**What to do:**
In the records below, find the line that contains "Clone this chart in Apache ECharts." and the line that contains "var xStart = '2009-01-03', xEnd"; write out exactly those two lines and everything between them, without the pictures.

-.-.-

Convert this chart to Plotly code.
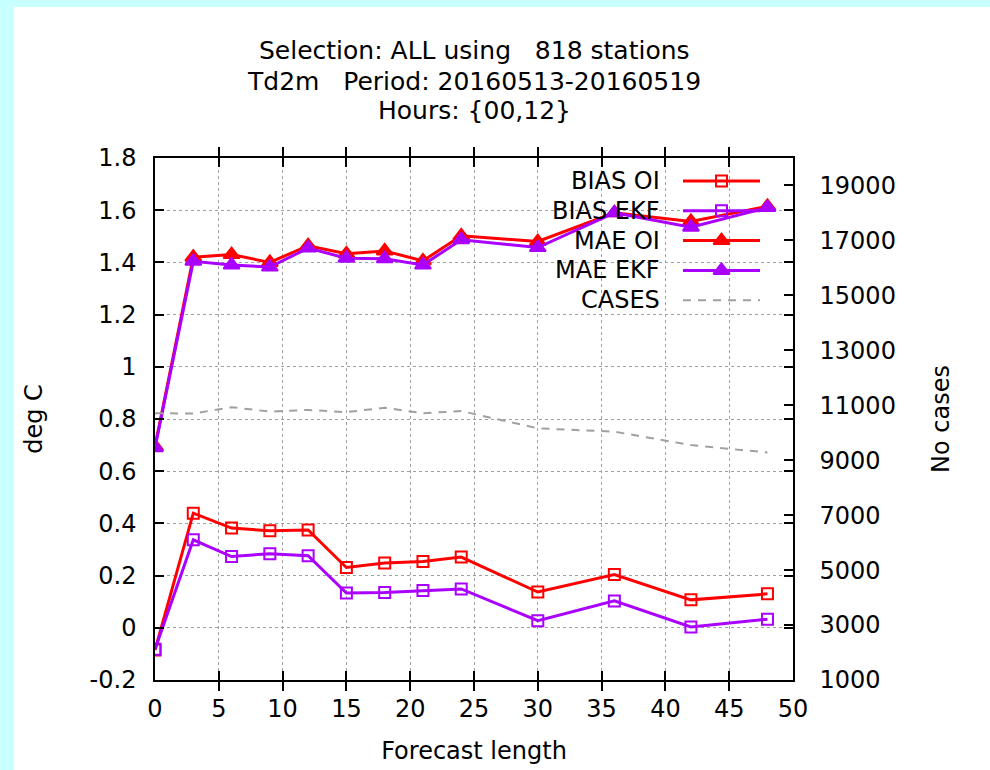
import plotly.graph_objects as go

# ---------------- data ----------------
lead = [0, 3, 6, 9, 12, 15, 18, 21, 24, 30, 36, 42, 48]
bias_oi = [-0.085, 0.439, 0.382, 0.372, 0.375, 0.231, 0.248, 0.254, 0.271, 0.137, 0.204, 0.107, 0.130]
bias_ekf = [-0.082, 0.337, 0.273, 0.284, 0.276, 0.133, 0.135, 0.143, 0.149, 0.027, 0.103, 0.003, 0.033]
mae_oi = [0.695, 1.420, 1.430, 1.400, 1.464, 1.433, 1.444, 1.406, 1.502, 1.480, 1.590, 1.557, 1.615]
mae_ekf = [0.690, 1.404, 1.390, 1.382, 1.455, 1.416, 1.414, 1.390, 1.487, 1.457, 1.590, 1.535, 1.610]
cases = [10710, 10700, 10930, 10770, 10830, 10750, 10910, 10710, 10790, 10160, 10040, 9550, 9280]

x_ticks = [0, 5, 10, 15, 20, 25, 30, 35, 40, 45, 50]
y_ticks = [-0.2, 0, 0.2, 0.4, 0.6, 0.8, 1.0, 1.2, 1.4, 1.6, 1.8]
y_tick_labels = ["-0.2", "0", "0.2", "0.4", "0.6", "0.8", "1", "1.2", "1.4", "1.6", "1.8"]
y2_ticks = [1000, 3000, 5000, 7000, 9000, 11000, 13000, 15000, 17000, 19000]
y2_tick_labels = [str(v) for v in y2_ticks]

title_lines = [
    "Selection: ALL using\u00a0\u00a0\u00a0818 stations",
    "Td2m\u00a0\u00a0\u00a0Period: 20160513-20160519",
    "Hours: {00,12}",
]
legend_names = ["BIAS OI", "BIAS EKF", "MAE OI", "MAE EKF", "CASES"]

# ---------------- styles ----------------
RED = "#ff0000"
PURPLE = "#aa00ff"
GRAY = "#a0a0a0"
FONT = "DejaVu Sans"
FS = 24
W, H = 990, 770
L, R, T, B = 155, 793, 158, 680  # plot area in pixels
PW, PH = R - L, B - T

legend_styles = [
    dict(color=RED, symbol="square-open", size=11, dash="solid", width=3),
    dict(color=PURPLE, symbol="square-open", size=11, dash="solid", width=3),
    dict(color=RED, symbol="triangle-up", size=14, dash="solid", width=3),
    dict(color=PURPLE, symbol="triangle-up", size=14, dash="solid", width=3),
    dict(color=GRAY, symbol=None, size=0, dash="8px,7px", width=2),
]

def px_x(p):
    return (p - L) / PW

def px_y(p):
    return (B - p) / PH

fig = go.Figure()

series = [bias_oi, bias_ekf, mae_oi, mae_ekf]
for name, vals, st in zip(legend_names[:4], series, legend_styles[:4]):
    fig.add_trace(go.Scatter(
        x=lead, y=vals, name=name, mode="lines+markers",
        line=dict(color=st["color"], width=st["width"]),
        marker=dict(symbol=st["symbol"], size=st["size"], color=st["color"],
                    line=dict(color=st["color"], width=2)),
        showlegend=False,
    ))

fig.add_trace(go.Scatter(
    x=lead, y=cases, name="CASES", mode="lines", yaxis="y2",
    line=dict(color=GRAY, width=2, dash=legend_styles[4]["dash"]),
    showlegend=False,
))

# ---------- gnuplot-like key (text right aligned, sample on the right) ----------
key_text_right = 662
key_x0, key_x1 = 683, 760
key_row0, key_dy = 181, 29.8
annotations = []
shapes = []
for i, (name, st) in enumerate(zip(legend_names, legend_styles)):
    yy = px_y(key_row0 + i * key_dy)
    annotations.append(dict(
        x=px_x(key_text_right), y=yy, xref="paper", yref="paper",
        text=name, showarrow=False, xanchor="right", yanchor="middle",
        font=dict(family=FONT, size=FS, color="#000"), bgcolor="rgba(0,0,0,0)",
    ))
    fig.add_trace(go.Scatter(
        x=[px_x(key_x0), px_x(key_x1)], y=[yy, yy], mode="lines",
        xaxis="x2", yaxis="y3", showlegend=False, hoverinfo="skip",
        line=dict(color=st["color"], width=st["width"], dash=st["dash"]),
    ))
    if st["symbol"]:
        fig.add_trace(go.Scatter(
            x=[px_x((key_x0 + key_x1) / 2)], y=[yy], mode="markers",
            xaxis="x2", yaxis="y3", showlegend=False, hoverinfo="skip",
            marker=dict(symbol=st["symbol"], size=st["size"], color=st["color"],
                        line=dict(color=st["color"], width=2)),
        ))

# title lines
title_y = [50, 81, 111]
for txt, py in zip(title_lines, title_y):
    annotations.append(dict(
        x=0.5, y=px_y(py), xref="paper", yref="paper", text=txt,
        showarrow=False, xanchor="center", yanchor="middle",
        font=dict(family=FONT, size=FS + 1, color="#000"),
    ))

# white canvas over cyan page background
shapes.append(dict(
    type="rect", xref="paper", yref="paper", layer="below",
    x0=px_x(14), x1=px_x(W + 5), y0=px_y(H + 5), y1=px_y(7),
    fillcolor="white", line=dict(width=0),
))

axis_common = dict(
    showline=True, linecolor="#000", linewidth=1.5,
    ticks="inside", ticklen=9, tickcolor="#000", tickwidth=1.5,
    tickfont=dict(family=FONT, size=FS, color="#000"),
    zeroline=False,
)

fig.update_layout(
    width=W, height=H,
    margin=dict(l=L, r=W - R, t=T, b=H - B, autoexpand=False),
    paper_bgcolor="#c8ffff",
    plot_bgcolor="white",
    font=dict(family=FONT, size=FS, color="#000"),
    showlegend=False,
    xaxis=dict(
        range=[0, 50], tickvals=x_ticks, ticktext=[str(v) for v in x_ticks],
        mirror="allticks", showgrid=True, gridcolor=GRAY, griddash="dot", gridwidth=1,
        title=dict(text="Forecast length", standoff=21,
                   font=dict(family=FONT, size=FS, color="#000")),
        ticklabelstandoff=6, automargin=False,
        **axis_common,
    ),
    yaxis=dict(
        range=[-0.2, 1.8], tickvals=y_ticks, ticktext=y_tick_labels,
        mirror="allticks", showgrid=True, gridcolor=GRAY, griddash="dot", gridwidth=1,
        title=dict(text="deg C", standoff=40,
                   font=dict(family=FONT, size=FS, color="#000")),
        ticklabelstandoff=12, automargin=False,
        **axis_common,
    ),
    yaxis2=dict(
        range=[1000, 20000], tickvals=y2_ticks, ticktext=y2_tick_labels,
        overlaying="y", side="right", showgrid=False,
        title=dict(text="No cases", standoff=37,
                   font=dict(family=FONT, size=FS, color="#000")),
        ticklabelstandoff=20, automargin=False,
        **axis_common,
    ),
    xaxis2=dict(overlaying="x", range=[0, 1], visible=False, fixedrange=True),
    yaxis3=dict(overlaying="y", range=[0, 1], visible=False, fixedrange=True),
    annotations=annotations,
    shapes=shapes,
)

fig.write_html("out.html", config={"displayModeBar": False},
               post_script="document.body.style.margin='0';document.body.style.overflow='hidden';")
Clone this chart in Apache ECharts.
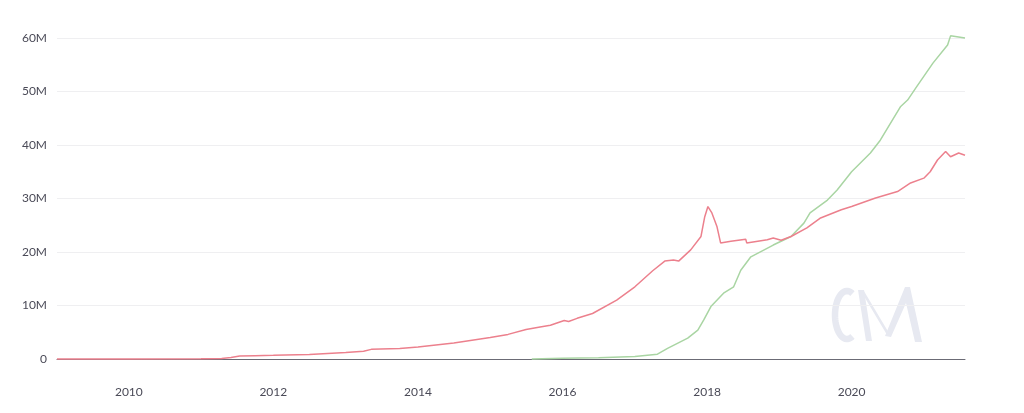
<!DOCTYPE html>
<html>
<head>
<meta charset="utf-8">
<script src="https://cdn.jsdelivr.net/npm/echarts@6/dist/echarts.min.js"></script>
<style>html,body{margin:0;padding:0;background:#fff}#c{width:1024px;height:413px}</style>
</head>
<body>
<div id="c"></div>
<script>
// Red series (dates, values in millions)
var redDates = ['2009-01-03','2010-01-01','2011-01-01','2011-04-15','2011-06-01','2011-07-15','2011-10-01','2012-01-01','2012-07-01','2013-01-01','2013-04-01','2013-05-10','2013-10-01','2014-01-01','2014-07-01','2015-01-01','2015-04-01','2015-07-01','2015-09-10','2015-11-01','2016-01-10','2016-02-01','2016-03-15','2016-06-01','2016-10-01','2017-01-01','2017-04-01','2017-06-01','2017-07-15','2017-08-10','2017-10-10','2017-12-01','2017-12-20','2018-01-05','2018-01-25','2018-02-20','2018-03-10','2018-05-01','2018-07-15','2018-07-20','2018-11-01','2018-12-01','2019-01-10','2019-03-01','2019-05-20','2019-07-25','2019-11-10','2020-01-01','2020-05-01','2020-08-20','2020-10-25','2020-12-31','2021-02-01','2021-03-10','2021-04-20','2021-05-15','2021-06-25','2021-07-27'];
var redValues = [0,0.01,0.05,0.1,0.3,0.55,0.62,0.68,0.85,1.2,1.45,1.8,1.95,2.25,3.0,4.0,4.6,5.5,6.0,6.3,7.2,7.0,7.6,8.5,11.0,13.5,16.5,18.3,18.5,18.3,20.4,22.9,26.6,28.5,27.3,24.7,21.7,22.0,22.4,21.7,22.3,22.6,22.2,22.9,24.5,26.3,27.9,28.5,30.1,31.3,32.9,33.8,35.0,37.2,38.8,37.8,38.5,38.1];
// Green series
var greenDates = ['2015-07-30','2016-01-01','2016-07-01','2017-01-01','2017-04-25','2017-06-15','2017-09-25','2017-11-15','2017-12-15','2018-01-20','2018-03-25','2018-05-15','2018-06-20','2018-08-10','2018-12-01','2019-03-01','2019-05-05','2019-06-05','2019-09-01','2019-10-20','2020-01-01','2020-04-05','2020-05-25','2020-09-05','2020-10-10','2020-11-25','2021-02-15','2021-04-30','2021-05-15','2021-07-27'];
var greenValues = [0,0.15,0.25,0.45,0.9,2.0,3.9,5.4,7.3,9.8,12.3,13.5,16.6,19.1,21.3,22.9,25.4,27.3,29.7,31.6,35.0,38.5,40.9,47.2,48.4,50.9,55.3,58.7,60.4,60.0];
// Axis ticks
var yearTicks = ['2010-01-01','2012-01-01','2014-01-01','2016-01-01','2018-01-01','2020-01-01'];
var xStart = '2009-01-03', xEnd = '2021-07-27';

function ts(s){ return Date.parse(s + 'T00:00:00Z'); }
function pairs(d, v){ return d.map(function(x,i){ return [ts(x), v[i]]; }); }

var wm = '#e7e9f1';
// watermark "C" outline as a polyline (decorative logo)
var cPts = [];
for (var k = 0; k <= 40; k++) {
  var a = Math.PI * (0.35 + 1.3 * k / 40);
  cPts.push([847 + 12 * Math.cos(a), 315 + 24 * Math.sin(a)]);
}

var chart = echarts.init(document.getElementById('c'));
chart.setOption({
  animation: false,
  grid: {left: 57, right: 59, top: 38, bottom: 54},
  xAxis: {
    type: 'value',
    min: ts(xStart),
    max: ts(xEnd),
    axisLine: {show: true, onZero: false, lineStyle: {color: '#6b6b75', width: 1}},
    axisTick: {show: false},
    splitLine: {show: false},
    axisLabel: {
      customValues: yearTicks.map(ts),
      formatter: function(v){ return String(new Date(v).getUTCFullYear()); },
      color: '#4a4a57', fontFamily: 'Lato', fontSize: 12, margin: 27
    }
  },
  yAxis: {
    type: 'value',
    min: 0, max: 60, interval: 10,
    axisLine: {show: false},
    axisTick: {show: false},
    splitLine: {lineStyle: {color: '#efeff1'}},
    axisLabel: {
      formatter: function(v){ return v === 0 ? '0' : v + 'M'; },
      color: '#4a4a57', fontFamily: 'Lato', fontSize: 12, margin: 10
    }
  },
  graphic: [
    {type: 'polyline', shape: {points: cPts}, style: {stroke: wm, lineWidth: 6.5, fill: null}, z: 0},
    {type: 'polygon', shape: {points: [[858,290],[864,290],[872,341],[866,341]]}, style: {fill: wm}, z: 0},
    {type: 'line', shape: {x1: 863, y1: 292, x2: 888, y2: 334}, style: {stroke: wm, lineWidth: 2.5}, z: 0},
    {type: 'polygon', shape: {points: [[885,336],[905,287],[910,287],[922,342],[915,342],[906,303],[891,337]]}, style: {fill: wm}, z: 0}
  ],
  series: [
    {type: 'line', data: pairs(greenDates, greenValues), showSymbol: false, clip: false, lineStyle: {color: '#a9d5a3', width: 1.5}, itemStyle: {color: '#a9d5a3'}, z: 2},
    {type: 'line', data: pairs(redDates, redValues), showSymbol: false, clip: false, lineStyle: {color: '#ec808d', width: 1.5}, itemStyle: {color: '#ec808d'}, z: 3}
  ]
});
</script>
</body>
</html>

-.-.-

**Exercise result:**
Clone this chart in Apache ECharts.
<!DOCTYPE html>
<html>
<head>
<meta charset="utf-8">
<script src="https://cdn.jsdelivr.net/npm/echarts@6/dist/echarts.min.js"></script>
<style>html,body{margin:0;padding:0;background:#fff}#c{width:1024px;height:413px}</style>
</head>
<body>
<div id="c"></div>
<script>
// Red series (dates, values in millions)
var redDates = ['2009-01-03','2010-01-01','2011-01-01','2011-04-15','2011-06-01','2011-07-15','2011-10-01','2012-01-01','2012-07-01','2013-01-01','2013-04-01','2013-05-10','2013-10-01','2014-01-01','2014-07-01','2015-01-01','2015-04-01','2015-07-01','2015-09-10','2015-11-01','2016-01-10','2016-02-01','2016-03-15','2016-06-01','2016-10-01','2017-01-01','2017-04-01','2017-06-01','2017-07-15','2017-08-10','2017-10-10','2017-12-01','2017-12-20','2018-01-05','2018-01-25','2018-02-20','2018-03-10','2018-05-01','2018-07-15','2018-07-20','2018-11-01','2018-12-01','2019-01-10','2019-03-01','2019-05-20','2019-07-25','2019-11-10','2020-01-01','2020-05-01','2020-08-20','2020-10-25','2020-12-31','2021-02-01','2021-03-10','2021-04-20','2021-05-15','2021-06-25','2021-07-27'];
var redValues = [0,0.01,0.05,0.1,0.3,0.55,0.62,0.68,0.85,1.2,1.45,1.8,1.95,2.25,3.0,4.0,4.6,5.5,6.0,6.3,7.2,7.0,7.6,8.5,11.0,13.5,16.5,18.3,18.5,18.3,20.4,22.9,26.6,28.5,27.3,24.7,21.7,22.0,22.4,21.7,22.3,22.6,22.2,22.9,24.5,26.3,27.9,28.5,30.1,31.3,32.9,33.8,35.0,37.2,38.8,37.8,38.5,38.1];
// Green series
var greenDates = ['2015-07-30','2016-01-01','2016-07-01','2017-01-01','2017-04-25','2017-06-15','2017-09-25','2017-11-15','2017-12-15','2018-01-20','2018-03-25','2018-05-15','2018-06-20','2018-08-10','2018-12-01','2019-03-01','2019-05-05','2019-06-05','2019-09-01','2019-10-20','2020-01-01','2020-04-05','2020-05-25','2020-09-05','2020-10-10','2020-11-25','2021-02-15','2021-04-30','2021-05-15','2021-07-27'];
var greenValues = [0,0.15,0.25,0.45,0.9,2.0,3.9,5.4,7.3,9.8,12.3,13.5,16.6,19.1,21.3,22.9,25.4,27.3,29.7,31.6,35.0,38.5,40.9,47.2,48.4,50.9,55.3,58.7,60.4,60.0];
// Axis ticks
var yearTicks = ['2010-01-01','2012-01-01','2014-01-01','2016-01-01','2018-01-01','2020-01-01'];
var xStart = '2009-01-03', xEnd = '2021-07-27';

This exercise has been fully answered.